__Task details__: Retype nothing but the lines from the start of the material up to and including the line with "(433,4) rectangle (644,397);". Pictures don't belong in the copy.

(Code that draws figures)
──────────

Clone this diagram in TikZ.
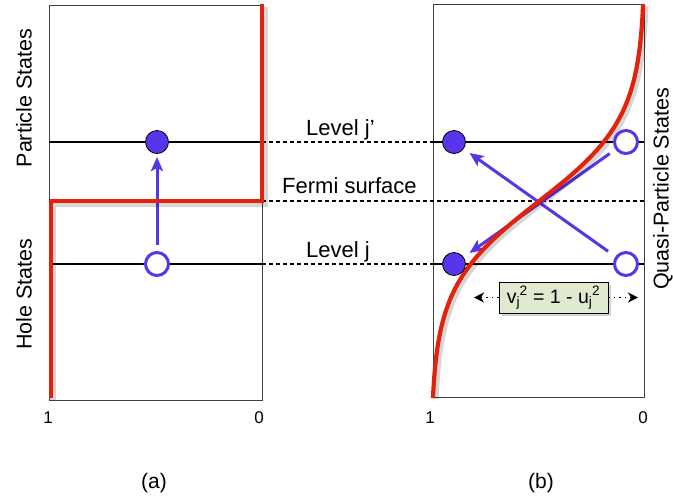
\documentclass[tikz,border=0pt]{standalone}
\usepackage{fontspec}
\setmainfont{Liberation Sans}
\usetikzlibrary{arrows.meta,shadows}
\definecolor{redl}{RGB}{226,34,10}
\definecolor{purp}{RGB}{88,52,235}
\definecolor{boxg}{RGB}{224,234,208}
\begin{document}
\begin{tikzpicture}[x=1pt,y=-1pt,
  frame/.style={draw=black!75,line width=1pt},
  level/.style={black,line width=1.8pt},
  dline/.style={black,line width=1.8pt,dash pattern=on 4pt off 3pt},
  redline/.style={redl,line width=4.2pt,line join=miter},
  shad/.style={black,opacity=0.16,line width=6pt},
  full/.style={circle,fill=purp,draw=black,line width=0.8pt,minimum size=23pt,inner sep=0pt},
  empty/.style={circle,fill=white,draw=purp,line width=3pt,minimum size=23pt,inner sep=0pt},
  parr/.style={purp,line width=3pt,-{Stealth[length=14pt,width=12pt,inset=3pt]}},
  lab/.style={font=\fontsize{22}{26}\selectfont,inner sep=0pt},
  side/.style={font=\fontsize{21.5}{25}\selectfont,inner sep=0pt,rotate=90},
  num/.style={font=\fontsize{17}{20}\selectfont,inner sep=0pt},
  captxt/.style={font=\fontsize{21}{25}\selectfont,inner sep=0pt},
  dotarr/.style={black,line width=1.4pt,dash pattern=on 1.5pt off 4pt,-{Stealth[length=10pt,width=10pt,inset=3pt]}},
]
\useasboundingbox (0,0) rectangle (673,499);

% circle centres
\coordinate (pa) at (157,142);
\coordinate (ha) at (157,264);
\coordinate (pb1) at (454,142);
\coordinate (pb2) at (454,264);
\coordinate (qb1) at (626,142);
\coordinate (qb2) at (626,264);

% frames
\draw[frame] (49,5) rectangle (262,400);
\draw[frame] (433,4) rectangle (644,397);

% level lines
\draw[level] (49,142) -- (262,142);
\draw[level] (49,264) -- (262,264);
\draw[level] (433,142) -- (644,142);
\draw[level] (433,264) -- (644,264);

% dashed lines
\draw[dline] (262,142) -- (433,142);
\draw[dline] (262,201) -- (647,201);
\draw[dline] (262,264) -- (433,264);

% arrows
\draw[parr,shorten <=19pt,shorten >=15pt] (ha) -- (pa);
\draw[parr,shorten <=22pt,shorten >=19pt] (qb2) -- (pb1);
\draw[parr,shorten <=20pt,shorten >=19pt] (qb1) -- (pb2);

% red occupation lines with shadow
\draw[shad] (53,400) -- (53,204) -- (265,204) -- (265,7);
\draw[redline] (51,398) -- (51,201) -- (262,201) -- (262,4);
\draw[shad] plot[variable=\t,domain=6:399,samples=140,smooth] ({647.5-214/(1+exp(-(\t-204)/42))},\t);
\draw[redline] plot[variable=\t,domain=4:398,samples=140,smooth] ({645-214/(1+exp(-(\t-202)/42))},\t);

% circles
\node[full] (paC) at (pa) {};
\node[empty] (haC) at (ha) {};
\node[full] (pb1C) at (pb1) {};
\node[full] (pb2C) at (pb2) {};
\node[empty] (qb1C) at (qb1) {};
\node[empty] (qb2C) at (qb2) {};

% level labels
\node[lab,anchor=base west] (lj1) at (306,135) {Level j’};
\node[lab,anchor=base west] (lfs) at (282,193) {Fermi surface};
\node[lab,anchor=base west] (lj) at (306,257) {Level j};

% side labels
\node[side] (ps) at (24,98) {Particle States};
\node[side] (hs) at (24,294) {Hole States};
\node[side,anchor=base] (qps) at (668.5,189) {Quasi-Particle States};

% axis numbers
\node[num] (a1) at (48,418) {1};
\node[num] (a0) at (259,418) {0};
\node[num] (b1) at (430,418) {1};
\node[num] (b0) at (643,418) {0};

% captions
\node[captxt] (capa) at (154,483) {(a)};
\node[captxt] (capb) at (541,483) {(b)};

% v-u relation box
\node[draw=black,line width=0.9pt,fill=boxg,minimum width=109pt,minimum height=31pt,inner sep=0pt,
      font=\fontsize{19.5}{22}\selectfont,
      drop shadow={shadow xshift=3pt,shadow yshift=-3pt,opacity=0.35}] (vu) at (553.5,297.5)
      {v\textsubscript{j}\kern-0.5pt\textsuperscript{2} = 1 - u\textsubscript{j}\kern-0.5pt\textsuperscript{2}};
\coordinate (vl) at (474,297.5);
\coordinate (vr) at (638,297.5);
\draw[dotarr] (vu.west) -- (vl);
\draw[dotarr] (vu.east) -- (vr);
\end{tikzpicture}
\end{document}
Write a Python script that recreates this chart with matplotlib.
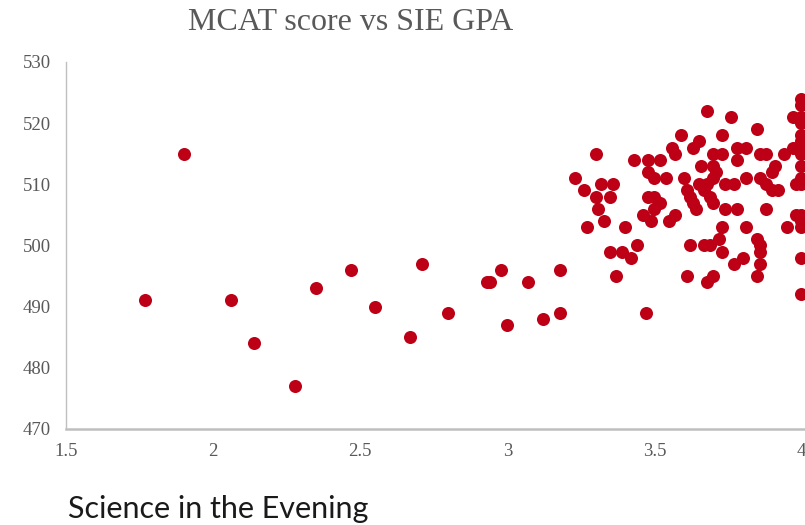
import numpy as np
import matplotlib
matplotlib.use("Agg")
from matplotlib import pyplot as plt

# SIE GPA (x) and MCAT score (y)
gpa = [1.77, 1.90, 2.06, 2.14, 2.28, 2.35, 2.47, 2.55, 2.67, 2.71, 2.80, 2.93, 2.94,
       2.98, 3.00, 3.07, 3.12, 3.18, 3.18,
       3.68, 3.76, 3.85, 3.59, 3.73, 3.65, 3.63, 3.56, 3.57, 3.30, 3.43, 3.48, 3.52,
       3.70, 3.73, 3.78, 3.81, 3.78, 3.86, 3.88, 3.94, 3.91, 3.90, 3.66, 3.70, 3.71,
       3.23, 3.48, 3.50, 3.54, 3.60, 3.70, 3.65, 3.68, 3.74, 3.77, 3.81, 3.86, 3.88,
       3.90, 3.92, 3.32, 3.36, 3.26, 3.30, 3.35, 3.31, 3.48, 3.50, 3.52, 3.50, 3.61,
       3.62, 3.63, 3.64, 3.67, 3.69, 3.70, 3.74, 3.78, 3.88, 3.27, 3.33, 3.40, 3.46,
       3.49, 3.55, 3.57, 3.73, 3.81, 3.95, 3.35, 3.39, 3.42, 3.44, 3.62, 3.67, 3.69,
       3.72, 3.73, 3.77, 3.80, 3.85, 3.86, 3.86, 3.86, 3.37, 3.61, 3.68, 3.70, 3.85,
       3.47, 3.97, 3.98, 3.97, 3.98,
       4.00, 4.00, 4.00, 4.00, 4.00, 4.00, 4.00, 4.00, 4.00, 4.00, 4.00, 4.00, 4.00,
       4.00, 4.00, 4.00]
mcat = [491, 515, 491, 484, 477, 493, 496, 490, 485, 497, 489, 494, 494,
        496, 487, 494, 488, 496, 489,
        522, 521, 519, 518, 518, 517, 516, 516, 515, 515, 514, 514, 514,
        515, 515, 516, 516, 514, 515, 515, 515, 513, 512, 513, 513, 512,
        511, 512, 511, 511, 511, 511, 510, 510, 510, 510, 511, 511, 510,
        509, 509, 510, 510, 509, 508, 508, 506, 508, 508, 507, 506, 509,
        508, 507, 506, 509, 508, 507, 506, 506, 506, 503, 504, 503, 505,
        504, 504, 505, 503, 503, 503, 499, 499, 498, 500, 500, 500, 500,
        501, 499, 497, 498, 501, 500, 499, 497, 495, 495, 494, 495, 495,
        489, 521, 510, 516, 505,
        524, 523, 521, 520, 518, 517, 516, 515, 513, 511, 510, 505, 504,
        503, 498, 492]

x_ticks = [1.5, 2, 2.5, 3, 3.5, 4]
x_labels = ["1.5", "2", "2.5", "3", "3.5", "4"]
y_ticks = [470, 480, 490, 500, 510, 520, 530]

serif = "Liberation Serif"
gris = "#595959"

fig = plt.figure(figsize=(8.05, 5.25), dpi=100)
ax = fig.add_axes([0.082, 0.183, 0.918, 0.699])

ax.scatter(gpa, mcat, s=88, color="#BD0016", linewidths=0, zorder=3)

ax.set_xlim(1.5, 4.012)
ax.set_ylim(470, 530)
ax.set_xticks(x_ticks)
ax.set_xticklabels(x_labels)
ax.set_yticks(y_ticks)

for s in ["top", "right"]:
    ax.spines[s].set_visible(False)
ax.spines["left"].set_color("#BFBFBF")
ax.spines["left"].set_linewidth(1.0)
ax.spines["bottom"].set_color("#BFBFBF")
ax.spines["bottom"].set_linewidth(1.8)

ax.tick_params(axis="both", length=0, colors=gris, labelsize=13.5)
ax.tick_params(axis="x", pad=10)
ax.tick_params(axis="y", pad=11)
for lab in ax.get_xticklabels() + ax.get_yticklabels():
    lab.set_fontfamily(serif)

fig.text(0.435, 0.958, "MCAT score vs SIE GPA", ha="center", va="center",
         fontsize=23, family=serif, color=gris)
fig.text(0.084, 0.030, "Science in the Evening", ha="left", va="center",
         fontsize=22, family="Lato", color="#1a1a1a")

fig.savefig("out.png", dpi=100)
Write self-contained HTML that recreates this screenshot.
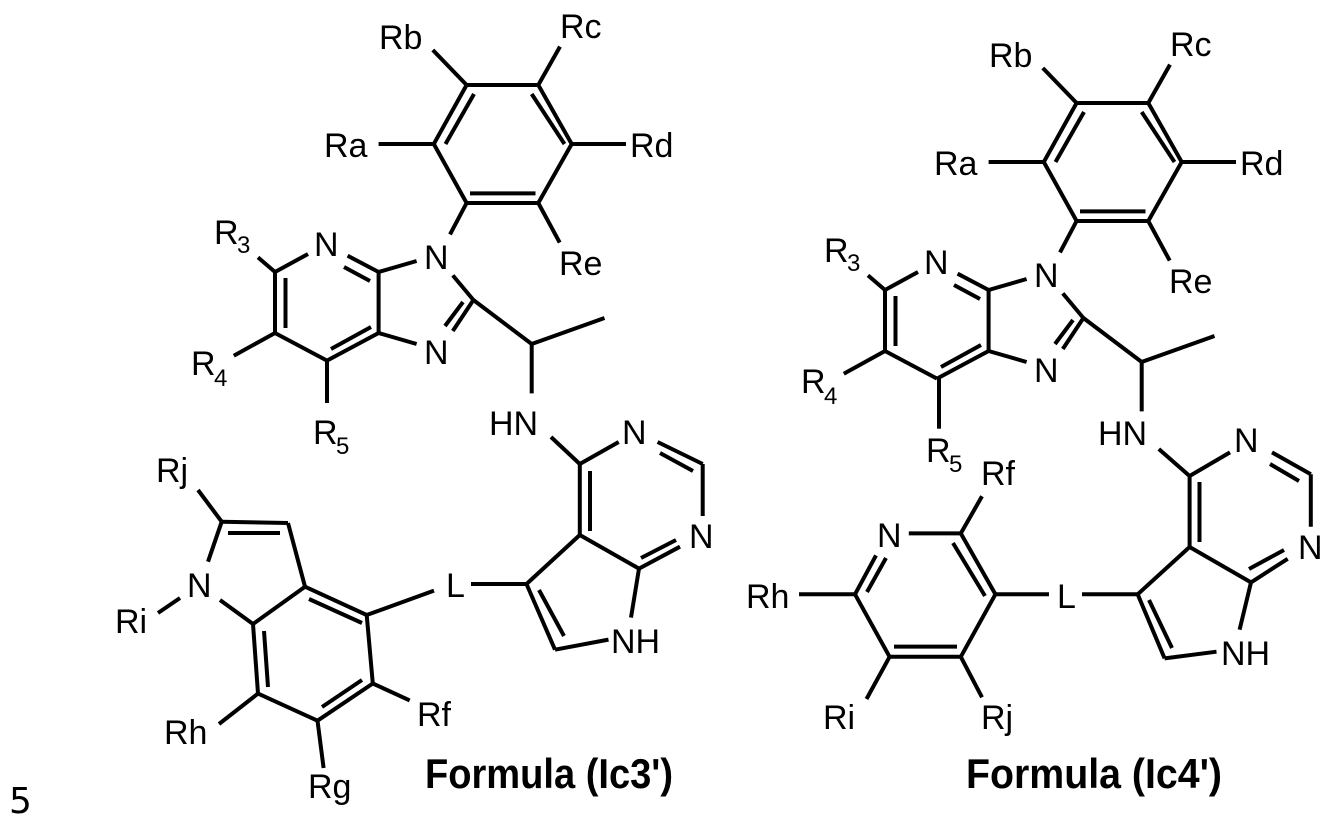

──────────

__Answer to the exercise__:
Clone this diagram in TikZ.
\documentclass[tikz,border=0pt]{standalone}
\usepackage{fontspec}
\setmainfont{Liberation Sans}
\usetikzlibrary{arrows.meta,shadows}
\definecolor{redl}{RGB}{226,34,10}
\definecolor{purp}{RGB}{88,52,235}
\definecolor{boxg}{RGB}{224,234,208}
\begin{document}
\begin{tikzpicture}[x=1pt,y=-1pt,
  frame/.style={draw=black!75,line width=1pt},
  level/.style={black,line width=1.8pt},
  dline/.style={black,line width=1.8pt,dash pattern=on 4pt off 3pt},
  redline/.style={redl,line width=4.2pt,line join=miter},
  shad/.style={black,opacity=0.16,line width=6pt},
  full/.style={circle,fill=purp,draw=black,line width=0.8pt,minimum size=23pt,inner sep=0pt},
  empty/.style={circle,fill=white,draw=purp,line width=3pt,minimum size=23pt,inner sep=0pt},
  parr/.style={purp,line width=3pt,-{Stealth[length=14pt,width=12pt,inset=3pt]}},
  lab/.style={font=\fontsize{22}{26}\selectfont,inner sep=0pt},
  side/.style={font=\fontsize{21.5}{25}\selectfont,inner sep=0pt,rotate=90},
  num/.style={font=\fontsize{17}{20}\selectfont,inner sep=0pt},
  captxt/.style={font=\fontsize{21}{25}\selectfont,inner sep=0pt},
  dotarr/.style={black,line width=1.4pt,dash pattern=on 1.5pt off 4pt,-{Stealth[length=10pt,width=10pt,inset=3pt]}},
]
\useasboundingbox (0,0) rectangle (673,499);

% circle centres
\coordinate (pa) at (157,142);
\coordinate (ha) at (157,264);
\coordinate (pb1) at (454,142);
\coordinate (pb2) at (454,264);
\coordinate (qb1) at (626,142);
\coordinate (qb2) at (626,264);

% frames
\draw[frame] (49,5) rectangle (262,400);
\draw[frame] (433,4) rectangle (644,397);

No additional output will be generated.